What I was trying to convey is that it's not a problem that can be hit
in practice without great effort as far as I know, but it does break
an intended pgaio architectural principle as I understand it.
Also I accidentally sent that to -bugs by fat fingering an
autocompletion. Moving to -hackers.
I discussed this off-list with Andres who provided the following review:
* +1 for the analysis
* +1 for the solution
* his benchmark machine shows no regression under heavy IO submission workload
* needs better comments
I had expected that patch to be rejected as too slow.
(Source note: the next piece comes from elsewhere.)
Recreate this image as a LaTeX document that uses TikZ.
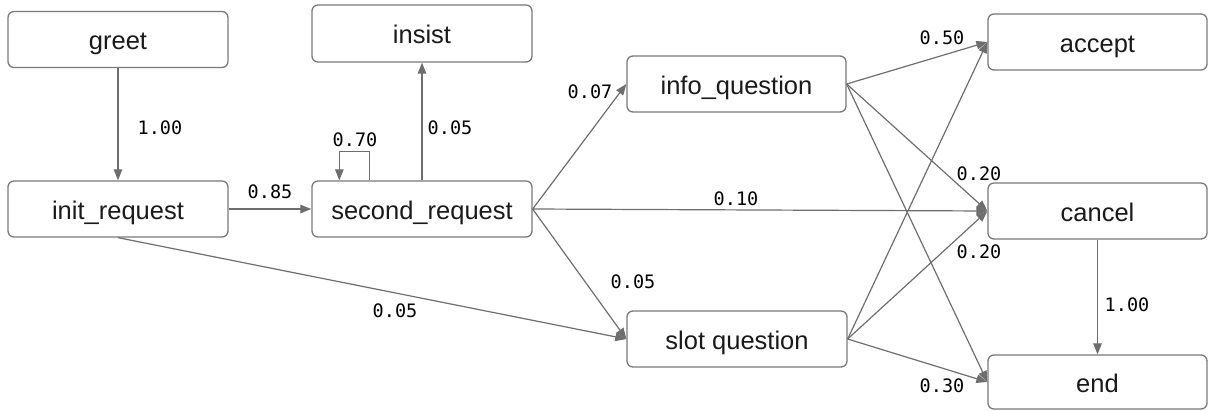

I was thinking
that it should be enough to insert a memory barrier and then do an
unlocked check for an empty waitlist in ConditionVariableBroadcast()
to avoid a spinlock acquire/release. That caused a few weird hangs I
didn't understand, which is why I didn't post that version last time,
but he pointed out that the other side also needs a memory barrier in
ConditionVariablePrepareToSleep() and the existing spinlock
acquire/release is not enough. Still processing that, but given that
ConditionVariableBroadcast() performance is already sufficient, there
is no need for fancy tricks for this problem and my "naive" patch is
actually fine.
So here's a version that just adds some comments and corrects a minor thinko.
I also thought of a small optimisation, presented in the -B patch.
It's a bit of a shame to wait for backend->submit_cv and then also
ioh->cv in io_method=worker. It's just a bunch of IPC ping-pong for
nothing. So I figured it should be allowed to fall all the way
through based on its lack of ->wait_one. Worth bothering with?
On a superficial note:
AIO_IO_COMPLETION "Waiting for another process to complete IO."
+AIO_IO_SUBMIT "Waiting for another process to submit IO."
AIO_IO_URING_SUBMIT "Waiting for IO submission via io_uring."
AIO_IO_URING_EXECUTION "Waiting for IO execution via io_uring."
We're inconsistent in our choice of noun or verb. I went with _SUBMIT
to match the following line, rather than _SUBMISSION to match the
preceding line. Shrug.
Attachments:
v2-0001-aio-Fix-pgaio_io_wait-for-staged-IOs.patchapplication/octet-stream; name=v2-0001-aio-Fix-pgaio_io_wait-for-staged-IOs.patchDownload+32-5
v2-0001-aio-Fix-pgaio_io_wait-for-staged-IOs-B.patchapplication/octet-stream; name=v2-0001-aio-Fix-pgaio_io_wait-for-staged-IOs-B.patchDownload+51-10
Hi,
On 2025-08-15 17:39:30 +1200, Thomas Munro wrote:
I discussed this off-list with Andres who provided the following review:
* +1 for the analysis
* +1 for the solution
* his benchmark machine shows no regression under heavy IO submission workload
* needs better commentsI had expected that patch to be rejected as too slow. I was thinking
that it should be enough to insert a memory barrier and then do an
unlocked check for an empty waitlist in ConditionVariableBroadcast()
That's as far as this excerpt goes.